Nach sieben Prozesstagen sprach Richterin Rosemarie Aquilina das Urteil - und wählte deutliche Worte: "Ich habe gerade Ihr Todesurteil unterzeichnet. Sie sind eine Bedrohung - nach wie vor."
Das Strafmaß von bis zu 175 Jahren Gefängnis - für Nassars Opfer offensichtlich eine Genugtuung. Im Gerichtssaal fielen sie sich in die Arme. Fast 160 Betroffene, darunter auch Eltern, hatten vor Gericht in teilweise bewegenden Statements ihre Geschichten erzählt. Auch Olympiasiegerinnen oder WM-Medaillengewinnerinnen aus dem US-Turn-Team. Sie berichteten von Untersuchungen, bei denen der Arzt mit den Fingern in seine jungen Patientinnen eingedrungen war.
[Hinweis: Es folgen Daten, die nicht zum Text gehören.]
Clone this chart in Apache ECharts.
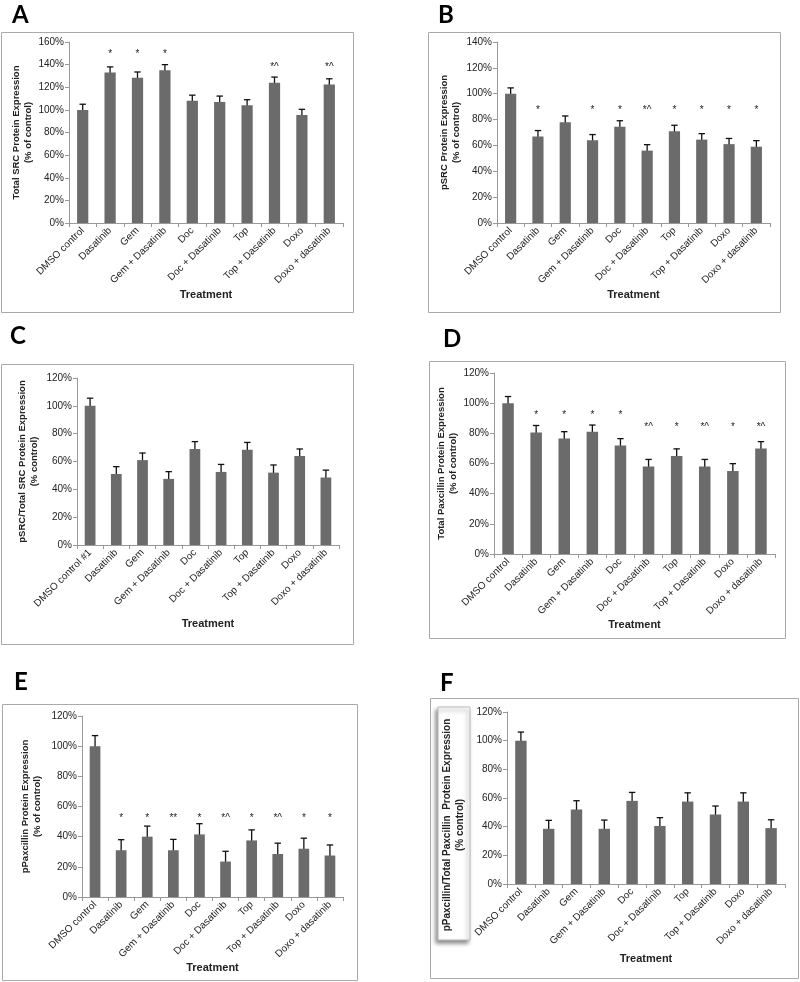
<!DOCTYPE html>
<html><head><meta charset="utf-8">
<script src="https://cdn.jsdelivr.net/npm/echarts@6/dist/echarts.min.js"></script>
<style>html,body{margin:0;padding:0;background:#fff}#c{width:800px;height:982px}</style>
</head><body><div id="c"></div>
<script>
// ---------- data ----------
const cats = ['DMSO control','Dasatinib','Gem','Gem + Dasatinib','Doc','Doc + Dasatinib','Top','Top + Dasatinib','Doxo','Doxo + dasatinib'];
const catsC = ['DMSO control #1','Dasatinib','Gem','Gem + Dasatinib','Doc','Doc + Dasatinib','Top','Top + Dasatinib','Doxo','Doxo + dasatinib'];

const valsA = [100,133,128.5,135,108,107,104,124,95.5,122.5];
const errA  = [5,5,5,5,5,5.2,5,5,5,5];
const sigA  = ['','*','*','*','','','','*^','','*^'];
const sigYA = [null,149,149,149,null,null,null,138,null,138];

const valsB = [100,67,78,64,74.5,56,71,64.5,61,59];
const errB  = [4.5,4.5,4.8,4.4,4.6,4.6,4.6,4.6,4.4,4.7];
const sigB  = ['','*','','*','*','*^','*','*','*','*'];
const sigYB = [null,87,null,87,87,87,87,87,87,87];

const valsC = [100,51,61,47.5,69,52.5,68.5,52,64,48.5];
const errC  = [5.5,5.3,5.1,5.2,5.3,5.4,5.2,5.5,5,5.3];

const valsD = [100,80.5,76.5,81,72,58,65,58,55,70];
const errD  = [4.4,4.7,4.6,4.5,4.5,4.7,4.7,4.7,4.9,4.5];
const sigD  = ['','*','*','*','*','*^','*','*^','*','*^'];
const sigYD = [null,92,92,92,92,84,84,84,84,84];

const valsE = [100,31,40,31,41.5,23.5,37.5,28.5,32,27.5];
const errE  = [7,7,7,7.2,7.1,6.8,7,7.2,7,7];
const sigE  = ['','*','*','**','*','*^','*','*^','*','*'];
const sigYE = [null,52,52,52,52,52,52,52,52,52];

const valsF = [100,38.5,52,38.5,58,40.5,57.5,48.5,57.5,39];
const errF  = [6,5.9,6.1,6.1,5.9,5.8,6.1,5.9,6.1,5.8];

// ---------- layout ----------
const FONT = '"Liberation Sans", Arial, sans-serif';
const panels = [
  {cats:cats,  vals:valsA, errs:errA, sig:sigA, sigY:sigYA, max:160, grid:{left:69, top:42, width:274, height:181}, yName:'Total SRC Protein Expression\n(% of control)', yGap:34, xGap:66},
  {cats:cats,  vals:valsB, errs:errB, sig:sigB, sigY:sigYB, max:140, grid:{left:497,top:42, width:273, height:181}, yName:'pSRC Protein Expression\n(% of control)', yGap:32, xGap:66},
  {cats:catsC, vals:valsC, errs:errC, sig:null, sigY:null,  max:120, grid:{left:77, top:378,width:262, height:167}, yName:'pSRC/Total SRC Protein Expression\n(% control)', yGap:37, xGap:73},
  {cats:cats,  vals:valsD, errs:errD, sig:sigD, sigY:sigYD, max:120, grid:{left:494,top:373,width:281, height:181}, yName:'Total Paxcillin Protein Expression\n(% of control)', yGap:32, xGap:62},
  {cats:cats,  vals:valsE, errs:errE, sig:sigE, sigY:sigYE, max:120, grid:{left:82, top:716,width:261, height:181}, yName:'pPaxcillin Protein Expression\n(% of control)', yGap:39, xGap:61},
  {cats:cats,  vals:valsF, errs:errF, sig:null, sigY:null,  max:120, grid:{left:507,top:712,width:278, height:172}, yName:'', yGap:37, xGap:69}
];

const grids=[], xAxes=[], yAxes=[], series=[];
panels.forEach((p,k)=>{
  grids.push(Object.assign({containLabel:false}, p.grid));
  xAxes.push({type:'category', gridIndex:k, data:p.cats,
    name:'Treatment', nameLocation:'middle', nameGap:p.xGap,
    nameTextStyle:{fontFamily:FONT, fontWeight:'bold', fontSize:11, color:'#222'},
    axisLine:{lineStyle:{color:'#999', width:1}},
    axisTick:{show:true, length:4, alignWithLabel:false, lineStyle:{color:'#999'}},
    axisLabel:{rotate:45, interval:0, fontFamily:FONT, fontSize:10, color:'#222', margin:6}
  });
  yAxes.push({type:'value', gridIndex:k, min:0, max:p.max, interval:20,
    name:p.yName, nameLocation:'middle', nameRotate:90, nameGap:p.yGap,
    nameTextStyle:{fontFamily:FONT, fontWeight:'bold', fontSize:9.5, color:'#222', lineHeight:12},
    axisLine:{show:true, lineStyle:{color:'#999'}},
    axisTick:{show:true, length:4, lineStyle:{color:'#999'}},
    splitLine:{show:false},
    axisLabel:{formatter:'{value}%', fontFamily:FONT, fontSize:10, color:'#222', margin:5}
  });
  series.push({type:'bar', xAxisIndex:k, yAxisIndex:k, data:p.vals, barWidth:'41%',
    itemStyle:{color:'#6b6b6b'}, silent:true, animation:false});
  series.push({type:'custom', xAxisIndex:k, yAxisIndex:k, animation:false, silent:true,
    data:p.vals.map((v,i)=>[i, v, p.errs[i]]),
    renderItem:(params, api)=>{
      const i=api.value(0), v=api.value(1), e=api.value(2);
      const hi=api.coord([i, v+e]), lo=api.coord([i, v-e]);
      const w=3.2, st={stroke:'#111', lineWidth:1.3};
      return {type:'group', children:[
        {type:'line', shape:{x1:hi[0],y1:hi[1],x2:lo[0],y2:lo[1]}, style:st},
        {type:'line', shape:{x1:hi[0]-w,y1:hi[1],x2:hi[0]+w,y2:hi[1]}, style:st},
        {type:'line', shape:{x1:lo[0]-w,y1:lo[1],x2:lo[0]+w,y2:lo[1]}, style:st}
      ]};
    }
  });
  if(p.sig){
    const sd=[]; p.sig.forEach((s,i)=>{ if(s) sd.push([i, p.sigY[i], s]); });
    series.push({type:'custom', xAxisIndex:k, yAxisIndex:k, animation:false, silent:true,
      data:sd.map(d=>[d[0],d[1]]),
      renderItem:(params, api)=>{
        const pt=api.coord([api.value(0), api.value(1)]);
        return {type:'text', x:pt[0], y:pt[1], style:{text:sd[params.dataIndex][2], fill:'#222',
          font:'10px '+FONT, textAlign:'center', textVerticalAlign:'middle'}};
      }
    });
  }
});

const frame = (x,y,w,h)=>({type:'rect', shape:{x:x,y:y,width:w,height:h}, style:{fill:'none', stroke:'#aaa', lineWidth:1}, silent:true});
const letter = (t,x,y)=>({type:'text', x:x, y:y, style:{text:t, font:'bold 24px Lato, "Open Sans", sans-serif', fill:'#000', textVerticalAlign:'middle'}, silent:true});

const graphic = [
  frame(1.5,32.5,352,280), frame(428.5,32.5,352,280),
  frame(1.5,364.5,352,280), frame(429.5,361.5,356,277),
  frame(2.5,704.5,355,276), frame(430.5,698.5,368,280),
  letter('A',12,15), letter('B',438,15), letter('C',10,336), letter('D',443,339), letter('E',14,682), letter('F',440,683),
  {type:'rect', shape:{x:438,y:707,width:32,height:233},
   style:{fill:'#fff', stroke:'#bbb', lineWidth:1, shadowBlur:4, shadowOffsetX:-2, shadowOffsetY:3, shadowColor:'rgba(0,0,0,0.45)'}, silent:true},
  {type:'text', x:454, y:825, rotation:Math.PI/2,
   style:{text:'pPaxcillin/Total Paxcillin  Protein Expression\n(% control)', font:'bold 10px '+FONT, fill:'#222',
     textAlign:'center', textVerticalAlign:'middle', lineHeight:13}, silent:true}
];

const chart = echarts.init(document.getElementById('c'), null, {renderer:'canvas'});
chart.setOption({animation:false, backgroundColor:'#fff', grid:grids, xAxis:xAxes, yAxis:yAxes, series:series, graphic:graphic});
</script></body></html>
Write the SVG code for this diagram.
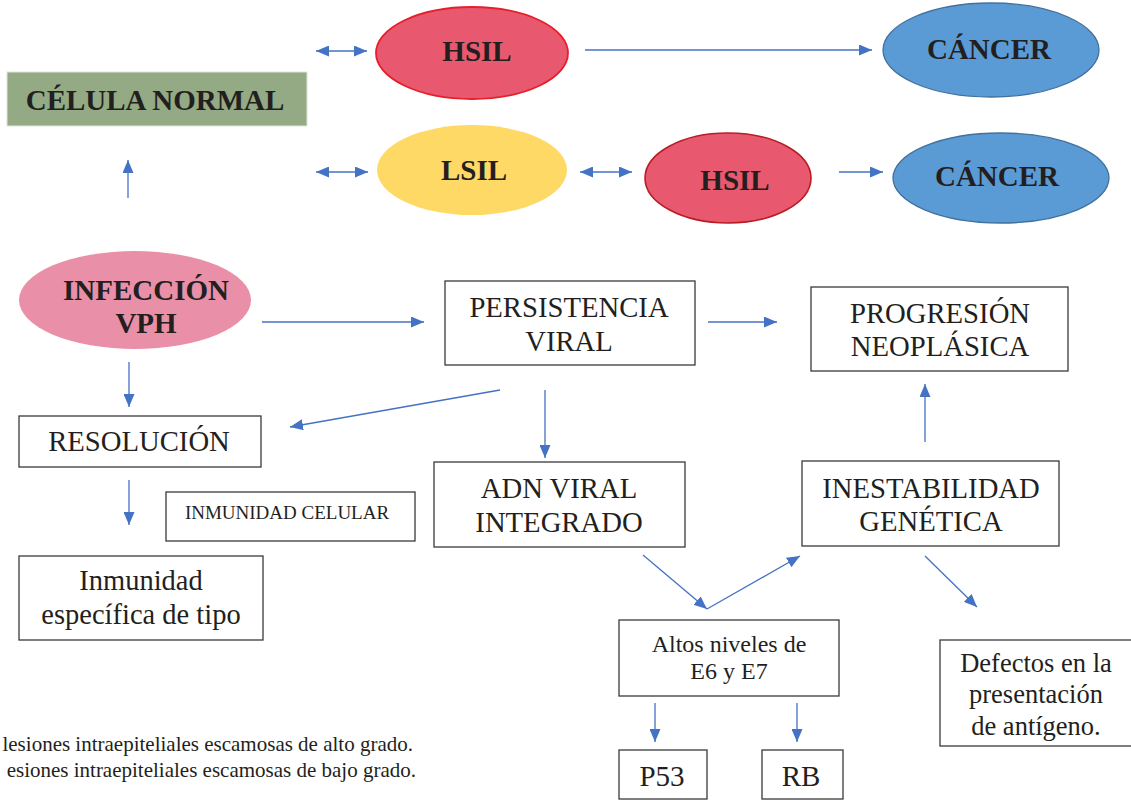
<svg xmlns="http://www.w3.org/2000/svg" width="1131" height="800" viewBox="0 0 1131 800">
<style>
.t{font-family:"Liberation Serif","Times New Roman",serif;fill:#231f20;text-anchor:middle}
.b{font-weight:bold;font-size:29px}
.r{font-size:28.7px}
.box{fill:#fff;stroke:#3a3a3a;stroke-width:1.3}
.c line{stroke:#4472c4;stroke-width:1.3;marker-end:url(#ah)}
.c line.d{marker-start:url(#ah)}
</style>
<defs>
<marker id="ah" markerUnits="userSpaceOnUse" markerWidth="13" markerHeight="11" refX="13" refY="5.5" orient="auto-start-reverse">
<path d="M0,0 L13,5.5 L0,11 z" fill="#4472c4"/>
</marker>
</defs>
<rect width="1131" height="800" fill="#fff"/>

<g id="celula-normal">
<rect x="7" y="72" width="300" height="54" fill="#93aa84" stroke="#dfe6da" stroke-width="1"/>
<text class="t b" x="155" y="110">CÉLULA NORMAL</text>
</g>
<g id="hsil-1">
<ellipse cx="472" cy="53" rx="96" ry="46" fill="#e8596f" stroke="#e5202a" stroke-width="1.8"/>
<text class="t b" x="477" y="61">HSIL</text>
</g>
<g id="cancer-1">
<ellipse cx="991" cy="50" rx="108" ry="47" fill="#5b9bd5" stroke="#41719c" stroke-width="1.3"/>
<text class="t b" x="989" y="59">CÁNCER</text>
</g>
<g id="lsil">
<ellipse cx="472" cy="170" rx="95" ry="45" fill="#ffd966"/>
<text class="t b" x="474" y="180">LSIL</text>
</g>
<g id="hsil-2">
<ellipse cx="728" cy="178" rx="83" ry="45" fill="#e8596f" stroke="#b81d25" stroke-width="1.6"/>
<text class="t b" x="735" y="190">HSIL</text>
</g>
<g id="cancer-2">
<ellipse cx="1001" cy="178" rx="108" ry="45" fill="#5b9bd5" stroke="#41719c" stroke-width="1.3"/>
<text class="t b" x="997" y="186">CÁNCER</text>
</g>
<g id="infeccion-vph">
<ellipse cx="135" cy="300" rx="116" ry="49" fill="#ea8fa8"/>
<text class="t b" x="146" y="300">INFECCIÓN</text>
<text class="t b" x="146" y="333">VPH</text>
</g>
<g id="persistencia-viral">
<rect class="box" x="445" y="281" width="250" height="84"/>
<text class="t r" x="569" y="317">PERSISTENCIA</text>
<text class="t r" x="569" y="351">VIRAL</text>
</g>
<g id="progresion-neoplasica">
<rect class="box" x="811" y="287" width="257" height="84"/>
<text class="t r" x="940" y="323">PROGRESIÓN</text>
<text class="t r" x="940" y="356">NEOPLÁSICA</text>
</g>
<g id="resolucion">
<rect class="box" x="19" y="416" width="242" height="51"/>
<text class="t r" x="139" y="451">RESOLUCIÓN</text>
</g>
<g id="adn-viral">
<rect class="box" x="434" y="462" width="251" height="85"/>
<text class="t r" x="559" y="498">ADN VIRAL</text>
<text class="t r" x="559" y="532">INTEGRADO</text>
</g>
<g id="inestabilidad">
<rect class="box" x="802" y="461" width="257" height="85"/>
<text class="t r" x="931" y="498">INESTABILIDAD</text>
<text class="t r" x="931" y="531">GENÉTICA</text>
</g>
<g id="inmunidad-celular">
<rect class="box" x="166" y="492" width="249" height="49"/>
<text class="t" x="287" y="519" font-size="19">INMUNIDAD CELULAR</text>
</g>
<g id="inmunidad-especifica">
<rect class="box" x="19" y="556" width="244" height="84"/>
<text class="t" x="141" y="590" font-size="28.5">Inmunidad</text>
<text class="t" x="141" y="624" font-size="28.5">específica de tipo</text>
</g>
<g id="altos-niveles">
<rect class="box" x="619" y="620" width="220" height="76"/>
<text class="t" x="729" y="652" font-size="24">Altos niveles de</text>
<text class="t" x="729" y="679" font-size="24">E6 y E7</text>
</g>
<g id="defectos">
<rect class="box" x="940" y="640" width="194" height="106"/>
<text class="t" x="1036" y="672" font-size="26.5">Defectos en la</text>
<text class="t" x="1036" y="703" font-size="26.5">presentación</text>
<text class="t" x="1036" y="735" font-size="26.5">de antígeno.</text>
</g>
<g id="p53">
<rect class="box" x="619" y="750" width="88" height="49"/>
<text class="t" x="662" y="786" font-size="29">P53</text>
</g>
<g id="rb">
<rect class="box" x="762" y="750" width="81" height="49"/>
<text class="t" x="801" y="786" font-size="29">RB</text>
</g>

<g id="legend" font-family="Liberation Serif, Times New Roman, serif" font-size="21" fill="#231f20" text-anchor="end">
<text x="413" y="751">lesiones intraepiteliales escamosas de alto grado.</text>
<text x="416" y="777">esiones intraepiteliales escamosas de bajo grado.</text>
</g>

<g id="connectors" class="c">
<line class="d" x1="316" y1="51" x2="367" y2="51"/>
<line class="d" x1="316" y1="172" x2="368" y2="172"/>
<line x1="128" y1="198" x2="128" y2="160"/>
<line x1="585" y1="50" x2="872" y2="50"/>
<line class="d" x1="580" y1="172" x2="632" y2="172"/>
<line x1="839" y1="172" x2="883" y2="172"/>
<line x1="262" y1="322" x2="424" y2="322"/>
<line x1="708" y1="322" x2="777" y2="322"/>
<line x1="925" y1="442" x2="925" y2="384"/>
<line x1="129" y1="362" x2="129" y2="407"/>
<line x1="500" y1="390" x2="290" y2="427"/>
<line x1="545" y1="390" x2="545" y2="458"/>
<line x1="129" y1="480" x2="129" y2="525"/>
<line x1="643" y1="555" x2="707" y2="609"/>
<line x1="707" y1="609" x2="800" y2="556"/>
<line x1="925" y1="556" x2="977" y2="607"/>
<line x1="655" y1="703" x2="655" y2="742"/>
<line x1="797" y1="703" x2="797" y2="742"/>
</g>
</svg>
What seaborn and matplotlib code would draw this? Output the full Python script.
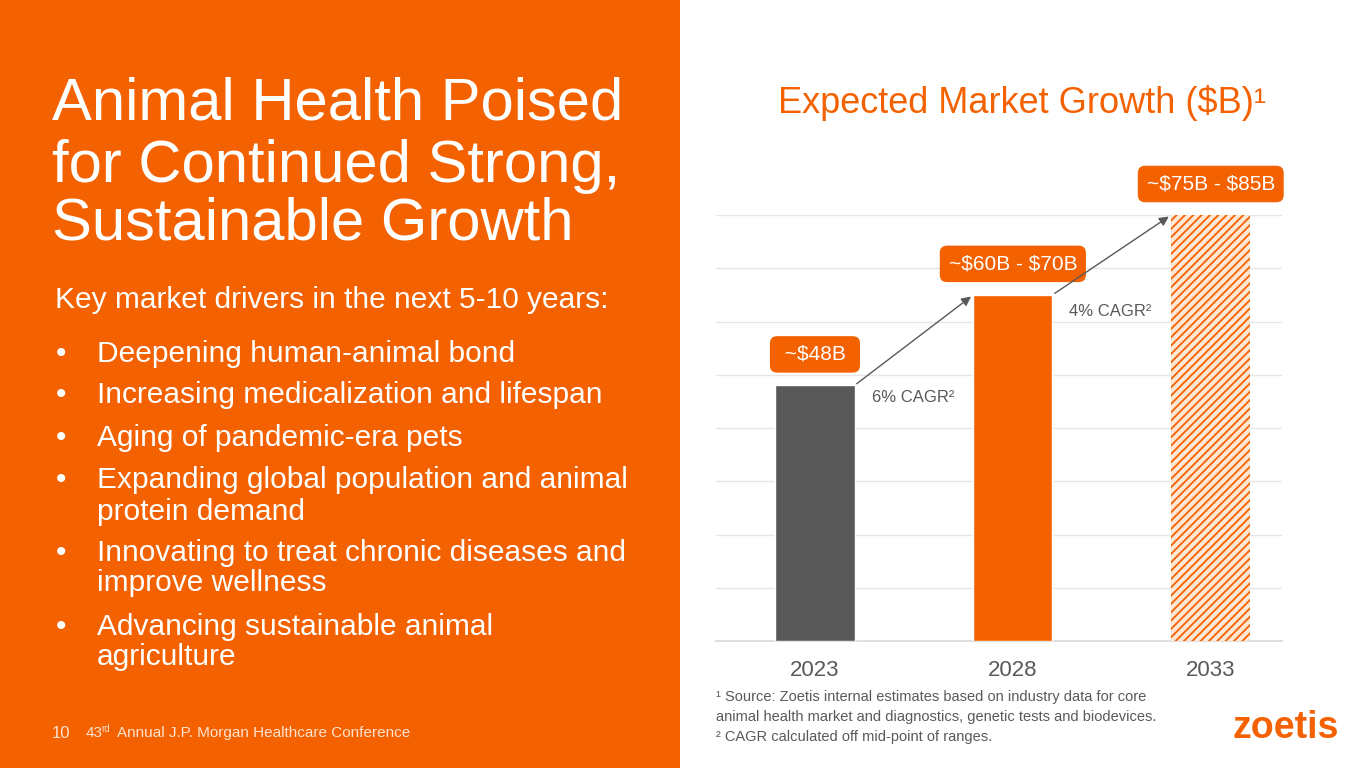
import matplotlib
matplotlib.use("Agg")
import matplotlib.pyplot as plt
from matplotlib.patches import Rectangle
import seaborn as sns
import pandas as pd

# ---------------- data ----------------
years = ["2023", "2028", "2033"]
market_mid = [48, 65, 80]            # $B (mid-point of ranges)
value_labels = [" ~\\$48B ", "~\\$60B - \\$70B", "~\\$75B - \\$85B"]
cagr_labels = ["6% CAGR²", "4% CAGR²"]
bullets = [
    ["Deepening human-animal bond"],
    ["Increasing medicalization and lifespan"],
    ["Aging of pandemic-era pets"],
    ["Expanding global population and animal", "protein demand"],
    ["Innovating to treat chronic diseases and", "improve wellness"],
    ["Advancing sustainable animal", "agriculture"],
]
title_lines = ["Animal Health Poised", "for Continued Strong,", "Sustainable Growth"]
footnotes = [
    "¹ Source: Zoetis internal estimates based on industry data for core",
    "animal health market and diagnostics, genetic tests and biodevices.",
    "² CAGR calculated off mid-point of ranges.",
]

ORANGE = "#F46100"
GRAY = "#595959"
LIGHT = "#FDE6D4"
WHITE_SOFT = "#FDE3CF"

sns.set_theme(style="white")
plt.rcParams["font.family"] = ["Liberation Sans", "DejaVu Sans"]
plt.rcParams["hatch.linewidth"] = 1.3

W, H = 1365, 768
fig = plt.figure(figsize=(W / 100, H / 100), dpi=100)
fig.patch.set_facecolor("white")

def fx(px):
    return px / W

def fy(py):
    return 1 - py / H

# left orange panel
fig.patches.append(Rectangle((0, 0), fx(680), 1, transform=fig.transFigure,
                             facecolor=ORANGE, edgecolor="none", zorder=0))

# title
for line, base in zip(title_lines, [120, 182, 240]):
    fig.text(fx(52), fy(base), line, color="white", fontsize=43,
             ha="left", va="baseline")

fig.text(fx(55), fy(300), "Key market drivers in the next 5-10 years:",
         color="white", fontsize=21.5, ha="left", va="center")

# bullets
item_y = [[354], [395], [438], [480, 512], [553, 583], [627, 657]]
for lines, ys in zip(bullets, item_y):
    fig.text(fx(56), fy(ys[0]), "•", color="white", fontsize=21.5,
             ha="left", va="center")
    for ln, yy in zip(lines, ys):
        fig.text(fx(97), fy(yy), ln, color="white", fontsize=21.5,
                 ha="left", va="center")

# footer
fig.text(fx(52), fy(733), "10", color=WHITE_SOFT, fontsize=12, ha="left", va="center")
fig.text(fx(86), fy(733), "43", color=WHITE_SOFT, fontsize=11, ha="left", va="center")
fig.text(fx(101), fy(729), "rd", color=WHITE_SOFT, fontsize=7, ha="left", va="center")
fig.text(fx(117), fy(733), "Annual J.P. Morgan Healthcare Conference",
         color=WHITE_SOFT, fontsize=11, ha="left", va="center")

# chart title
fig.text(fx(778), fy(103), "Expected Market Growth (\\$B)¹", color=ORANGE,
         fontsize=26, ha="left", va="center")

# ---------------- chart ----------------
ax = fig.add_axes([fx(716), fy(641), fx(1282) - fx(716), (641 - 215) / H])
df = pd.DataFrame({"year": years, "value": market_mid})
sns.barplot(data=df, x="year", y="value", hue="year",
            palette=[GRAY, ORANGE, ORANGE], width=0.4, legend=False,
            saturation=1, ax=ax, zorder=3)
bars = ax.patches
bars[2].set_facecolor(LIGHT)
bars[2].set_edgecolor(ORANGE)
bars[2].set_hatch("////")
bars[2].set_linewidth(0)

ax.set_xlim(-0.5, 2.36)
ax.set_ylim(0, 80)
ax.set_yticks(range(10, 81, 10))
ax.yaxis.grid(True, color="#E6E6E6", lw=1, zorder=0)
ax.set_axisbelow(True)
ax.tick_params(axis="y", left=False, labelleft=False)
ax.tick_params(axis="x", length=0, pad=14, labelsize=16, labelcolor=GRAY)
ax.set_xlabel("")
ax.set_ylabel("")
for s in ["top", "right", "left"]:
    ax.spines[s].set_visible(False)
ax.spines["bottom"].set_color("#D9D9D9")
ax.spines["bottom"].set_linewidth(1.2)

# value boxes
for i, (v, lab) in enumerate(zip(market_mid, value_labels)):
    ax.annotate(lab, xy=(i, v), xytext=(0, 31), textcoords="offset pixels",
                ha="center", va="center", fontsize=15, color="white",
                annotation_clip=False,
                bbox=dict(boxstyle="round,pad=0.42,rounding_size=0.35",
                          facecolor=ORANGE, edgecolor="none"))

# arrows + CAGR labels
half = 0.2
for i in range(len(market_mid) - 1):
    ax.annotate("", xy=(i + 1 - half, market_mid[i + 1]),
                xytext=(i + half, market_mid[i]),
                arrowprops=dict(arrowstyle="-|>", color=GRAY, lw=1,
                                mutation_scale=14, shrinkA=2, shrinkB=2),
                annotation_clip=False)
cagr_offsets = [(17, -12), (17, -17)]
for i, (lab, off) in enumerate(zip(cagr_labels, cagr_offsets)):
    ax.annotate(lab, xy=(i + half, market_mid[i]), xytext=off,
                textcoords="offset pixels", ha="left", va="center",
                fontsize=12, color=GRAY)

# footnotes
for ln, yy in zip(footnotes, [697, 717, 737]):
    fig.text(fx(716), fy(yy), ln, color=GRAY, fontsize=10.5, ha="left", va="center")

# logo
fig.text(fx(1232), fy(728), "zoetis", color=ORANGE, fontsize=27,
         fontweight="bold", ha="left", va="center")

fig.savefig("out.png", dpi=100)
Jahrelang nichts vom Missbrauch bemerkt
Als letzte Betroffene sprach Rachel Denhollander. Sie hatte den Missbrauch durch Nassar im Sommer 2016 als erste öffentlich gemacht: "Als ich 15 war, hat Larry mich sexuell missbraucht und es als medizinische Behandlung bezeichnet und das, als meine Mutter im Raum war."
Viele Eltern waren bei den Behandlungen dabei und hatten nichts von dem sexuellen Missbrauch gemerkt. Nassar wandte sich in einem kurzen Statement an seine Opfer: "Die Geschichten in den vergangenen sieben Tagen haben mich tief erschüttert. Es gibt keine Worte dafür, wie leid mir das tut."
Über Jahrzehnte hinweg hatte der Arzt junge Turnerinnen missbraucht. Bereits vor 20 Jahren hatten sich Sportlerinnen an Verantwortliche gewandt, aber kein Gehör gefunden. Als Konsequenz daraus war am Montag die Spitze des US-Turnverbandes zurückgetreten. Der 54jährige Nassar sitzt bereits im Gefängnis. Ende 2017 war er wegen des Besitzes kinderpornografischer Schriften zu 60 Jahren Haft verurteilt worden.